Coaches at any level sometimes have two conflicting goals: First, ensure the team wins; but secondly, continue to develop young players. Alabama coach Nick Saban said his team failed to do the latter with soon-to-be-sophomore quarterback Jalen Hurts last season.
“Sometimes later in the year when people played us in a way that we needed to be able to throw the ball, we may not have been as efficient as we would have liked to have been,” Saban said in a radio interview with WJOX-FM in Birmingham, AL via Sporting News on Thursday. “That was probably our fault as coaches. Because we protected him, instead of developed him as a young player.
“The goal this spring and before next season is that we can create more balance by being a better passing team to go along with what we’re able to do with our feet as a quarterback, as well as how that creates balance for our overall offense and utilizes some of the other skill players that we have.”
Hurts finished his freshman season with a 62.8 completion percentage, 7.3 yards per attempt and 23 touchdowns versus 9 interceptions.
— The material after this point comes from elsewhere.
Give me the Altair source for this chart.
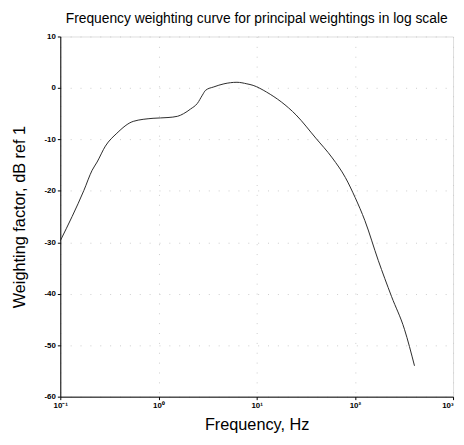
import altair as alt
import pandas as pd

# Frequency (Hz) and weighting factor (dB ref 1)
freq_hz = [0.1, 0.174, 0.211, 0.237, 0.288, 0.377, 0.553, 0.88, 1.25, 1.57,
           1.8, 2.12, 2.49, 2.8, 3.02, 3.66, 4.64, 6.3, 7.95, 9.2, 12.6,
           25.2, 40, 58.9, 80, 100.7, 126.6, 173, 236, 320, 405]
weight_db = [-29.7, -19.9, -16.0, -14.4, -11.3, -8.8, -6.5, -5.9, -5.75, -5.5,
             -5.0, -4.1, -3.0, -1.4, -0.45, 0.2, 0.8, 1.1, 0.8, 0.5, -0.8,
             -5.25, -9.75, -13.6, -17.4, -21.3, -25.8, -33.5, -40.5, -46.9, -54.0]

x_ticks = [0.1, 1, 10, 100, 1000]
y_ticks = [10, 0, -10, -20, -30, -40, -50, -60]

df = pd.DataFrame({"f": freq_hz, "w": weight_db})

FONT = "Liberation Sans"

chart = alt.Chart(df).mark_line(
    color="#2a2a2a", strokeWidth=1.0, interpolate="monotone"
).encode(
    x=alt.X(
        "f:Q",
        scale=alt.Scale(type="log", domain=[0.1, 1000], nice=False),
        axis=alt.Axis(
            values=x_ticks,
            title="Frequency,  Hz",
            labelExpr="['10\u207b\u00b9','10\u2070','10\u00b9','10\u00b2','10\u00b3'][round(log(datum.value)/LN10)+1]",
            labelAlign={"condition": {"test": "datum.value >= 1000", "value": "right"}, "value": "center"},
            labelFontSize=8,
            labelFontWeight="bold",
            labelPadding=2,
            tickSize=3,
            titleFontSize=16.5,
            titleFontWeight="normal",
            titlePadding=7,
            grid=True,
            gridDash=[1, 9],
            gridColor="#cccccc",
            domainColor="black",
            tickColor="black",
            labelColor="black",
            titleColor="black",
            labelFlush=False,
        ),
    ),
    y=alt.Y(
        "w:Q",
        scale=alt.Scale(domain=[-60, 10], nice=False),
        axis=alt.Axis(
            values=y_ticks,
            title="Weighting factor,  dB  ref  1",
            labelExpr="datum.value < 0 ? '-' + abs(datum.value) : '' + datum.value",
            labelFontSize=8,
            labelFontWeight="bold",
            labelPadding=2,
            tickSize=3,
            titleFontSize=16.5,
            titleFontWeight="normal",
            titlePadding=17,
            grid=True,
            gridDash=[1, 9],
            gridColor="#cccccc",
            domainColor="black",
            tickColor="black",
            labelColor="black",
            titleColor="black",
        ),
    ),
).properties(
    width=398,
    height=365,
    title=alt.TitleParams(
        "Frequency weighting curve for principal weightings in log scale",
        fontSize=14,
        fontWeight="normal",
        font=FONT,
        color="black",
        offset=7,
    ),
    autosize=alt.AutoSizeParams(type="none"),
    padding={"left": 53, "top": 26, "right": 3, "bottom": 38},
).configure_view(
    stroke="black", strokeWidth=1
).configure_axis(
    labelFont=FONT, titleFont=FONT
).configure(background="white")

chart.save("out.html", embed_options={"renderer": "svg", "actions": False})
He wasn’t as good at the end of the year, though. In his final three games, which includes two playoff contests and the SEC title game, Hurts went just 31-for-65 (47.7 percent) for 5.02 yards per pass while throwing 2 touchdowns. He completed a season-low 41.9 percent of his throws versus Clemson in the national championship.
But with Hurts, Alabama does have a great running quarterback. He rushed for 954 yards and 13 touchdowns, averaging 5.0 yards per attempt. Clearly, though, Saban wants to work on Hurts’ passing skills, so the offense isn’t so one-dimensional this fall.